Jumat, 11 Maret 2022

Mari coba tanyakan kepada diri sendiri hingga kawan kawan tentang sebuah impian kita masing-masing yang sama-sama kita perjuangkan dan dambakan agar kelak suatu saat nanti menjadi sebuah kenyataan, kini pada akhirnya terlintas di kepala apakah mimpi itu saat ini masih terus bertahan atau telah berganti seiring berjalannya hari.



Panasnya matahari dan dinginnya sang rembulan akan menjadi saksi melihat langkah pemberani yang kita jelajahi dalam memperjuangkan mimpi, tanpa setelan jas maupun dasi kita naungi hari sebagai seorang pemimpi yang akan berkelahi dengan rumitnya takdir dan nasib dari sang illahi yang selalu menitip makna dan misteri di setiap hari.



Namun mengapa sering kali mimpi itu berganti dan berujung mati di kala diri menapaki jalan sunyi menempuh perwujudan mimpi, sebuah jalan yang akrab kita adopsi sebagai kondisi, tidak terhitung banyaknya barisan nisan impian dari para insan yang telah gugur dalam memperjuangan impiannya di kala dihadapkan dengan kondisi yang tidak selalu menguntungkan.

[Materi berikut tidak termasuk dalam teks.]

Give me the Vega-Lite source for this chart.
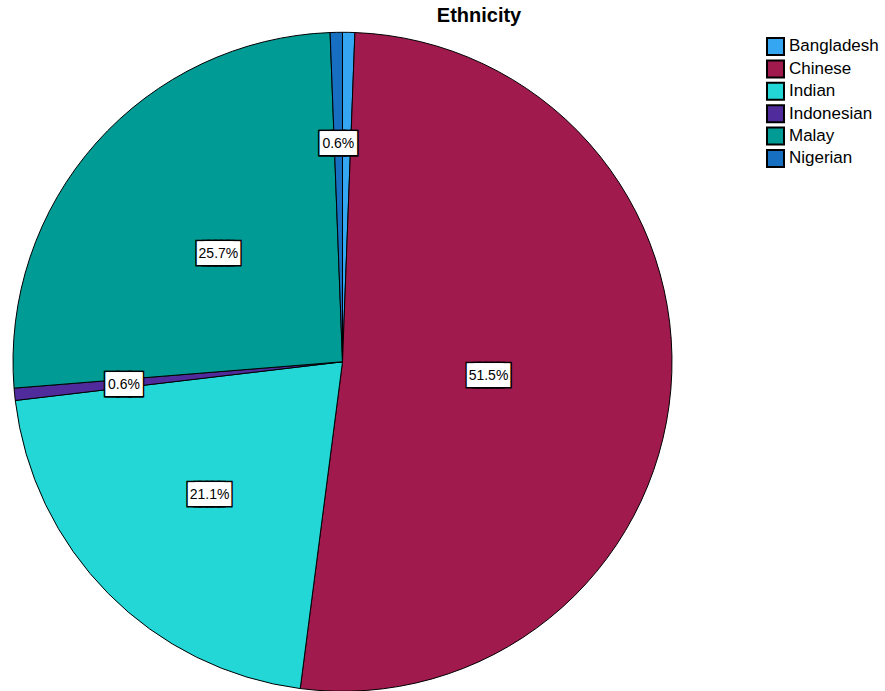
{
  "$schema": "https://vega.github.io/schema/vega-lite/v6.json",
  "width": 685,
  "height": 663.6,
  "autosize": {"type": "none"},
  "padding": {"top": 30, "left": 0, "right": 200, "bottom": 0},
  "background": "white",
  "title": {
    "text": "Ethnicity",
    "font": "Liberation Sans",
    "fontSize": 20,
    "fontWeight": "bold",
    "color": "black",
    "anchor": "middle",
    "dx": 136.5,
    "offset": -12.5,
    "baseline": "alphabetic"
  },
  "config": {"view": {"stroke": null}, "text": {"dy": 2}},
  "data": {
    "values": [
      {"Ethnicity": "Bangladesh", "Share": 0.006},
      {"Ethnicity": "Chinese", "Share": 0.515},
      {"Ethnicity": "Indian", "Share": 0.211},
      {"Ethnicity": "Indonesian", "Share": 0.006},
      {"Ethnicity": "Malay", "Share": 0.257},
      {"Ethnicity": "Nigerian", "Share": 0.006}
    ]
  },
  "encoding": {
    "theta": {"field": "Share", "type": "quantitative", "stack": true},
    "order": {"field": "Ethnicity", "type": "nominal", "sort": "ascending"}
  },
  "layer": [
    {
      "mark": {"type": "arc", "radius": 329.5, "stroke": "black", "strokeWidth": 1},
      "encoding": {
        "color": {
          "field": "Ethnicity",
          "type": "nominal",
          "scale": {
            "domain": ["Bangladesh", "Chinese", "Indian", "Indonesian", "Malay", "Nigerian"],
            "range": ["#35A7F2", "#A01A4E", "#22D7D6", "#4F2B9B", "#009B95", "#176FC1"]
          },
          "legend": {
            "orient": "none",
            "legendX": 766,
            "legendY": 7,
            "title": null,
            "padding": 0,
            "symbolType": "square",
            "symbolSize": 289,
            "symbolStrokeColor": "black",
            "symbolStrokeWidth": 2,
            "symbolOpacity": 1,
            "labelFont": "Liberation Sans",
            "labelFontSize": 17,
            "labelColor": "black",
            "labelOffset": 4,
            "rowPadding": -2.6
          }
        }
      }
    },
    {
      "encoding": {
        "radius": {"value": 146.5},
        "opacity": {"condition": {"test": "datum.Ethnicity === 'Chinese'", "value": 1}, "value": 0}
      },
      "layer": [
        {"mark": {"type": "text", "text": "███", "font": "DejaVu Sans Mono", "fontSize": 20, "align": "center", "baseline": "middle", "fill": "black", "stroke": "black", "strokeWidth": 3, "dx": -3.45}},
        {"mark": {"type": "text", "text": "███", "font": "DejaVu Sans Mono", "fontSize": 20, "align": "center", "baseline": "middle", "fill": "black", "stroke": "black", "strokeWidth": 3, "dx": 3.45}},
        {"mark": {"type": "text", "text": "███", "font": "DejaVu Sans Mono", "fontSize": 20, "align": "center", "baseline": "middle", "fill": "white", "dx": -3.45}},
        {"mark": {"type": "text", "text": "███", "font": "DejaVu Sans Mono", "fontSize": 20, "align": "center", "baseline": "middle", "fill": "white", "dx": 3.45}},
        {"mark": {"type": "text", "font": "Liberation Sans", "fontSize": 14, "align": "center", "baseline": "middle", "fill": "black"},
         "encoding": {"text": {"field": "Share", "type": "quantitative", "format": ".1%"}}}
      ]
    },
    {
      "encoding": {
        "radius": {"value": 166},
        "opacity": {"condition": {"test": "datum.Ethnicity === 'Malay'", "value": 1}, "value": 0}
      },
      "layer": [
        {"mark": {"type": "text", "text": "███", "font": "DejaVu Sans Mono", "fontSize": 20, "align": "center", "baseline": "middle", "fill": "black", "stroke": "black", "strokeWidth": 3, "dx": -3.45}},
        {"mark": {"type": "text", "text": "███", "font": "DejaVu Sans Mono", "fontSize": 20, "align": "center", "baseline": "middle", "fill": "black", "stroke": "black", "strokeWidth": 3, "dx": 3.45}},
        {"mark": {"type": "text", "text": "███", "font": "DejaVu Sans Mono", "fontSize": 20, "align": "center", "baseline": "middle", "fill": "white", "dx": -3.45}},
        {"mark": {"type": "text", "text": "███", "font": "DejaVu Sans Mono", "fontSize": 20, "align": "center", "baseline": "middle", "fill": "white", "dx": 3.45}},
        {"mark": {"type": "text", "font": "Liberation Sans", "fontSize": 14, "align": "center", "baseline": "middle", "fill": "black"},
         "encoding": {"text": {"field": "Share", "type": "quantitative", "format": ".1%"}}}
      ]
    },
    {
      "encoding": {
        "radius": {"value": 187},
        "opacity": {"condition": {"test": "datum.Ethnicity === 'Indian'", "value": 1}, "value": 0}
      },
      "layer": [
        {"mark": {"type": "text", "text": "███", "font": "DejaVu Sans Mono", "fontSize": 20, "align": "center", "baseline": "middle", "fill": "black", "stroke": "black", "strokeWidth": 3, "dx": -3.45}},
        {"mark": {"type": "text", "text": "███", "font": "DejaVu Sans Mono", "fontSize": 20, "align": "center", "baseline": "middle", "fill": "black", "stroke": "black", "strokeWidth": 3, "dx": 3.45}},
        {"mark": {"type": "text", "text": "███", "font": "DejaVu Sans Mono", "fontSize": 20, "align": "center", "baseline": "middle", "fill": "white", "dx": -3.45}},
        {"mark": {"type": "text", "text": "███", "font": "DejaVu Sans Mono", "fontSize": 20, "align": "center", "baseline": "middle", "fill": "white", "dx": 3.45}},
        {"mark": {"type": "text", "font": "Liberation Sans", "fontSize": 14, "align": "center", "baseline": "middle", "fill": "black"},
         "encoding": {"text": {"field": "Share", "type": "quantitative", "format": ".1%"}}}
      ]
    },
    {
      "encoding": {
        "radius": {"value": 219.6},
        "opacity": {"condition": {"test": "datum.Ethnicity === 'Nigerian' || datum.Ethnicity === 'Indonesian'", "value": 1}, "value": 0}
      },
      "layer": [
        {"mark": {"type": "text", "text": "███", "font": "DejaVu Sans Mono", "fontSize": 20, "align": "center", "baseline": "middle", "fill": "black", "stroke": "black", "strokeWidth": 3, "dx": -0.45}},
        {"mark": {"type": "text", "text": "███", "font": "DejaVu Sans Mono", "fontSize": 20, "align": "center", "baseline": "middle", "fill": "black", "stroke": "black", "strokeWidth": 3, "dx": 0.45}},
        {"mark": {"type": "text", "text": "███", "font": "DejaVu Sans Mono", "fontSize": 20, "align": "center", "baseline": "middle", "fill": "white", "dx": -0.45}},
        {"mark": {"type": "text", "text": "███", "font": "DejaVu Sans Mono", "fontSize": 20, "align": "center", "baseline": "middle", "fill": "white", "dx": 0.45}},
        {"mark": {"type": "text", "font": "Liberation Sans", "fontSize": 14, "align": "center", "baseline": "middle", "fill": "black"},
         "encoding": {"text": {"field": "Share", "type": "quantitative", "format": ".1%"}}}
      ]
    }
  ]
}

Dan bagi yang memilih pergi dalam upayanya mewujudkan mimpi hanya tersaji dua opsi yaitu apakah karena takut untuk bermimpi atau kepalanya terlalu dibelenggu oleh kewarasan yang perlahan memicu pelatuk sebuah pemikiran buruk yang menodai impian, yang membuat surutnya kemauan diri untuk memperjuangkan mimpi dan cenderung kembali berjibaku dalam kubangan racun ketakutan bertajuk kenyamanan.



Konsekuensi bagi mereka yang mempunyai impian adalah menghadapi kenyataan, walaupun tujuan dari hidup adalah melihat kenyataan namun bermimpi dan berupaya memperjuangkannya bukanlah sebuah kejahatan, sehingga semua mimpi layak untuk diperjuangkan maka bentrokanlah mimpi itu dengan kenyataan dalam lingkungan berkehidupan karena hanya diri sendiri yang menjadi kemudi mimpi itu terjadi atau cenderung menuju mati.



Mimpi akan setia berdansa dengan kondisi, sehingga bagi jiwa yang ingin mewujudkan mimpi harus berhadapan dengan kondisi yang erat kaitannya dengan kenyataan, dan sering kali kewarasan menjadi sumber kecemasan karena pertimbangan berlarut yang pada akhirnya menjadi sumber beban pikiran dan berakhir dengan tanpa adanya sebuah upaya percobaan untuk memperjuangkan impian.